The Technical Advisory Committee (TAC) subseries contains thirty-two files concerning the management of high level nuclear wastes and heavily involved with the committee on the Nuclear Fuel Waste Management Program for the Atomic Energy of Canada Limited (AECL). The files are arranged chronologically by subject. Document types include meeting minutes, meeting agendas, reports, notes, talks, and correspondence. Specific topics focused on in the materials are nuclear fuel wastes, risk assessment, and hazardous wastes management. The materials are created between 1980 and 1994 with some follow up materials from 1996-2000.
The Technical Advisory Committee (TAC) was formed in 1979 as an advisory board for the Canadian Nuclear Fuel Waste Program. The committee consisted of independent scientists nominated by their professional societies. The role of the committee was to give advice on the extent and quality of technical research being conducted. It was to also provide counsel to the Atomic Energy of Canada Limited (AECL) on scientific research going on at Whiteshell in Pinawa Manitoba, for the Canadian Nuclear Fuel Waste Management Program. TAC was to ensure that the appropriate conclusions about high level nuclear wastes were drawn. It was a precautionary body to recommend areas for further study. The committee generated annual reports to publicly share comments and recommendations on research being performed. TAC typically met in Toronto, ON or Pinawa, MB to discuss and share reports. However they also took regular trips to research sites on the Canadian Shield.

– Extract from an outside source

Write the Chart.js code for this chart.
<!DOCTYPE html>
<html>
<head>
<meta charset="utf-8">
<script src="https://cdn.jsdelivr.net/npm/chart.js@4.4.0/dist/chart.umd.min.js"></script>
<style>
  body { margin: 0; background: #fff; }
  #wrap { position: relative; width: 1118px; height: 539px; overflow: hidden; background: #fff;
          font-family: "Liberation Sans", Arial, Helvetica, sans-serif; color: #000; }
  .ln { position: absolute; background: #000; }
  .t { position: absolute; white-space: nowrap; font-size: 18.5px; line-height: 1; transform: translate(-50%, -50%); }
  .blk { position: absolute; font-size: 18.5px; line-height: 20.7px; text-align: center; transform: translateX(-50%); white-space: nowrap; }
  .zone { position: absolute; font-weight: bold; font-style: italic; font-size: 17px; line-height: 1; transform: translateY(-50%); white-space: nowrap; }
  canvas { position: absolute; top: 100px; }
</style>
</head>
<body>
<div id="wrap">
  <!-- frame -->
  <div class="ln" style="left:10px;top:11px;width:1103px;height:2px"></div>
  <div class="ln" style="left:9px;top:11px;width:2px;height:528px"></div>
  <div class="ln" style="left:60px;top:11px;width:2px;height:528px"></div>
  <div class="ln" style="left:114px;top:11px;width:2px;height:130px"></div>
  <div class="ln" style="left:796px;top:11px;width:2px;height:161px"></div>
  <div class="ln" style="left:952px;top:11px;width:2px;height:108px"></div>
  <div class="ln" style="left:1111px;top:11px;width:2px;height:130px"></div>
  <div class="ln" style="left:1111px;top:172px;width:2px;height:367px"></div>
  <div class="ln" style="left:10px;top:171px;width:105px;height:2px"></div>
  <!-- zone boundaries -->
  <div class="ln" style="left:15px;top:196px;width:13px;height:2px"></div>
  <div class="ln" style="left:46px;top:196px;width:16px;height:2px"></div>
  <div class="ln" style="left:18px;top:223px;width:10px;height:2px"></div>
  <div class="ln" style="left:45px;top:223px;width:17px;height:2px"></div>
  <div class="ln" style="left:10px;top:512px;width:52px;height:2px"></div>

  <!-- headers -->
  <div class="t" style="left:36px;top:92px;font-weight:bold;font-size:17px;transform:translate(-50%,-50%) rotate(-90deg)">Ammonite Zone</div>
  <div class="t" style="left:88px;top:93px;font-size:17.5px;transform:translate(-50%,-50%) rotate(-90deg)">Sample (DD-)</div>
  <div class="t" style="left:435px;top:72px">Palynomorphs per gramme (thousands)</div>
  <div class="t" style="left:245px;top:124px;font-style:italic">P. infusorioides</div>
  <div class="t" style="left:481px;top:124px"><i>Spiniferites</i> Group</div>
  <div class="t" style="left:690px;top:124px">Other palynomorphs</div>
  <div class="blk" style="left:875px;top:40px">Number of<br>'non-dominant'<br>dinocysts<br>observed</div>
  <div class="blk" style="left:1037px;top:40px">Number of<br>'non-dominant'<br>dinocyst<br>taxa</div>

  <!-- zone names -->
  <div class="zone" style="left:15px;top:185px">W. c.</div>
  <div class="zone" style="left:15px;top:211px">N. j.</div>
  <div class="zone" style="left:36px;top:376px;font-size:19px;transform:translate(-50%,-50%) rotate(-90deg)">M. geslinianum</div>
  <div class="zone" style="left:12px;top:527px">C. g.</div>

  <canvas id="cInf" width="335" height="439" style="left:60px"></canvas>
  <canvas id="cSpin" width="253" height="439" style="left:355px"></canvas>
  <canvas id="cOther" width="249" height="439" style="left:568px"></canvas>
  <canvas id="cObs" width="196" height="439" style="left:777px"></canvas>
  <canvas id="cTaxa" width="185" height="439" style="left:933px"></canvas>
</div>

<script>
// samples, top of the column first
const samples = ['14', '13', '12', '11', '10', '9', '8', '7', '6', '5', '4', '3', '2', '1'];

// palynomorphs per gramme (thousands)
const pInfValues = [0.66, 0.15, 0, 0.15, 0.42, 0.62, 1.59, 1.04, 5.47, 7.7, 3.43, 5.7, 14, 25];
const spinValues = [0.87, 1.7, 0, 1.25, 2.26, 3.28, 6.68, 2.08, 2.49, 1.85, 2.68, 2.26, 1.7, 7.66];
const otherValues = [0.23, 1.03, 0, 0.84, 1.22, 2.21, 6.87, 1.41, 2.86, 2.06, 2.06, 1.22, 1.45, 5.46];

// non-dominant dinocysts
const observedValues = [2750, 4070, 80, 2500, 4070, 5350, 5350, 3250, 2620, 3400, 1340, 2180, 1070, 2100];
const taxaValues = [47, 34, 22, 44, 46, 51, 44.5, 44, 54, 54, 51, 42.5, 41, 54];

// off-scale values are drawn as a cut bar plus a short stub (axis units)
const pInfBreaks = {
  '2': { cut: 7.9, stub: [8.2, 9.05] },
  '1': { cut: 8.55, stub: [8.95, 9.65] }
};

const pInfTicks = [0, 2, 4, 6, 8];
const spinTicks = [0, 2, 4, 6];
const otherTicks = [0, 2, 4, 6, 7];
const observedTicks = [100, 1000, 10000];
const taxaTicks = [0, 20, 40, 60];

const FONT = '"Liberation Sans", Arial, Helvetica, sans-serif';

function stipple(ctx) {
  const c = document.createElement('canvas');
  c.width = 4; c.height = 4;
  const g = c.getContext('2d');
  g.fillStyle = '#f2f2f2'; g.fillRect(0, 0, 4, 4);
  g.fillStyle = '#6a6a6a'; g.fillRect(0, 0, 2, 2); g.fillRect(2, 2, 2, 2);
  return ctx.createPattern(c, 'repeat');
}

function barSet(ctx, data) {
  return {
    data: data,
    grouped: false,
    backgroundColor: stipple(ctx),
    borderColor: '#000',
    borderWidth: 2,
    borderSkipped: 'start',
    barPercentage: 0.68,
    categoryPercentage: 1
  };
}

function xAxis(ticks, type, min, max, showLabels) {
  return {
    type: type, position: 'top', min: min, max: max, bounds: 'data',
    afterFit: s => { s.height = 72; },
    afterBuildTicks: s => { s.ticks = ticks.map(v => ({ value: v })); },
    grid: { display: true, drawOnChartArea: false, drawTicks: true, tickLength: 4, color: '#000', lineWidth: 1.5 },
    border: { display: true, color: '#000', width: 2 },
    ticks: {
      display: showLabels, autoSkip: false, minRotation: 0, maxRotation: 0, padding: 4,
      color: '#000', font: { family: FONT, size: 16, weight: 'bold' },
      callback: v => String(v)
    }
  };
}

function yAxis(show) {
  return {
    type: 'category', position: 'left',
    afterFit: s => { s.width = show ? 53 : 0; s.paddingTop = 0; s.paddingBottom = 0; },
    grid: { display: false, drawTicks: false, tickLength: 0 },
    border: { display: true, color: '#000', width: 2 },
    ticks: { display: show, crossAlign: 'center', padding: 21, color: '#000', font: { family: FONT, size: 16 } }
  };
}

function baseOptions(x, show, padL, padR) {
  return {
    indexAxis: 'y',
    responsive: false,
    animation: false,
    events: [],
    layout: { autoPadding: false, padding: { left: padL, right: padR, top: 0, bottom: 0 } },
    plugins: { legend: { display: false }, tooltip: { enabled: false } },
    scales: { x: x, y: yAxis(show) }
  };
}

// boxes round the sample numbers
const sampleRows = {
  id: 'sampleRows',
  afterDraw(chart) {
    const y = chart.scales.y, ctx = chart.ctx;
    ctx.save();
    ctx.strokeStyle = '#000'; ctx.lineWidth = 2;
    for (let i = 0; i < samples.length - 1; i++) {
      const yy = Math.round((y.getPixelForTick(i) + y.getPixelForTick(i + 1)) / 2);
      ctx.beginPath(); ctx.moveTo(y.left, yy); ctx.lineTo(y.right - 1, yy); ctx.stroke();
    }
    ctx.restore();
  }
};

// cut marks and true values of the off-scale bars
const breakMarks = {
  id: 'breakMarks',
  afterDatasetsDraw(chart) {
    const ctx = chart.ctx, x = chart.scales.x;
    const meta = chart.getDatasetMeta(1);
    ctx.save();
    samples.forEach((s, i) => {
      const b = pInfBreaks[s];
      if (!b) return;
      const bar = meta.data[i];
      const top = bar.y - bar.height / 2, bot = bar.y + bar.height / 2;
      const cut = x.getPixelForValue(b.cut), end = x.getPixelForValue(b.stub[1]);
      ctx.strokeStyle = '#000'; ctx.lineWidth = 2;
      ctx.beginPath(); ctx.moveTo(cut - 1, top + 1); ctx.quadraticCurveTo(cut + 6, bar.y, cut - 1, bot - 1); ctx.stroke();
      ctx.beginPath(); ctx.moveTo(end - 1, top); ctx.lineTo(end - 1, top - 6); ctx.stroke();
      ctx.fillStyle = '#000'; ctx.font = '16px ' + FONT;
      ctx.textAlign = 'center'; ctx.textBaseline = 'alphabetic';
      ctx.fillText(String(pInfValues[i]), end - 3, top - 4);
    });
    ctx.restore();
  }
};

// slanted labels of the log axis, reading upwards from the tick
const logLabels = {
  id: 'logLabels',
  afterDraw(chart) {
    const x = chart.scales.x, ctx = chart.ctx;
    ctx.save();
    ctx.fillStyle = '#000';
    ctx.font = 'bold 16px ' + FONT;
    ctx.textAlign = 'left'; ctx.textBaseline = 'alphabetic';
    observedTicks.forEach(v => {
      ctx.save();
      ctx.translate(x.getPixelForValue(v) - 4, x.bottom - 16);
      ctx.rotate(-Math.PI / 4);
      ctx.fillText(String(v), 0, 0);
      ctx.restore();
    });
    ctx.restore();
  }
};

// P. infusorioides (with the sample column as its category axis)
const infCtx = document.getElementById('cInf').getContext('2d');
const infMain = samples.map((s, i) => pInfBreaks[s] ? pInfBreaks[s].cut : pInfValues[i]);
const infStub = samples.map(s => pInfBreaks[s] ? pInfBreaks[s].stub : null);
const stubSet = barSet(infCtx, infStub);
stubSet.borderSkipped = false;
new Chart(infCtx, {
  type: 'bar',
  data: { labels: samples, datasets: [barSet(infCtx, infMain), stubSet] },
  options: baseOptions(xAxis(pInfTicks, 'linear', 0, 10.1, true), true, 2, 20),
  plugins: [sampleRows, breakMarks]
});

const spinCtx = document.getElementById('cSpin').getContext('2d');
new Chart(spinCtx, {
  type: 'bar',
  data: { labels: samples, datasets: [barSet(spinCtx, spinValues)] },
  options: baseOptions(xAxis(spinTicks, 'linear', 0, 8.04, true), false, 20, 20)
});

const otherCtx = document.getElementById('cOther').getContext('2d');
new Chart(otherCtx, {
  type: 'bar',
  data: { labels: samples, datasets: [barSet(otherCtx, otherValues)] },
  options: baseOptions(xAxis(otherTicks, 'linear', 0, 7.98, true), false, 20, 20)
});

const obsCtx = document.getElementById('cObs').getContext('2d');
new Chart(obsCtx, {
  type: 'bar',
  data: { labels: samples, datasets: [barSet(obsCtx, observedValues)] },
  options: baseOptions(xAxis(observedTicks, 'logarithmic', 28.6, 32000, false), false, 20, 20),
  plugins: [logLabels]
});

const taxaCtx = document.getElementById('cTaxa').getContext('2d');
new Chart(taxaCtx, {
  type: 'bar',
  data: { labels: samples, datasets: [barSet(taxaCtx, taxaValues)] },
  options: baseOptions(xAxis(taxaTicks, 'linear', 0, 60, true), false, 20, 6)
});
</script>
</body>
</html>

Harris became a member of the committee in 1983 and remained on the committee until 1997. He focused on the assessment of risks, and the adverse effects of radioactivity on human health in high, intermediate and low doses. He studied the relationship between dose and the risk of being affected. Harris gave multiple presentations about risk assessments at TAC Meetings and presented low dose risk assessment lectures to the Chalk River and Whiteshell groups. He also regularly submitted progress reports to the Chemical Institute of Canada.

Committees

The Committees series covered Walter Harris’ years spent as a member of three significant committees. The series was divided into three subseries according to these committees: the Technical Advisory Committee, Alberta Environment Hazardous Waste Management Committee and President’s Advisory Committee on Campus Review. Materials date from 1973 to 2009 and were arranged by subject matter. Large topics are chronologically arranged with most media separated from textual materials. This series has a number of document types including correspondence, minutes of meetings, notes, index cards, reviews, articles, reports, research, letters, claims, expenses, photographs, brochures, thoughts and interviews by Harris. It further includes an array of slides, a 16mm film and a VHS videocassette . Harris mentioned that each committee involved “working with new people, travelling and tackling interesting problems”.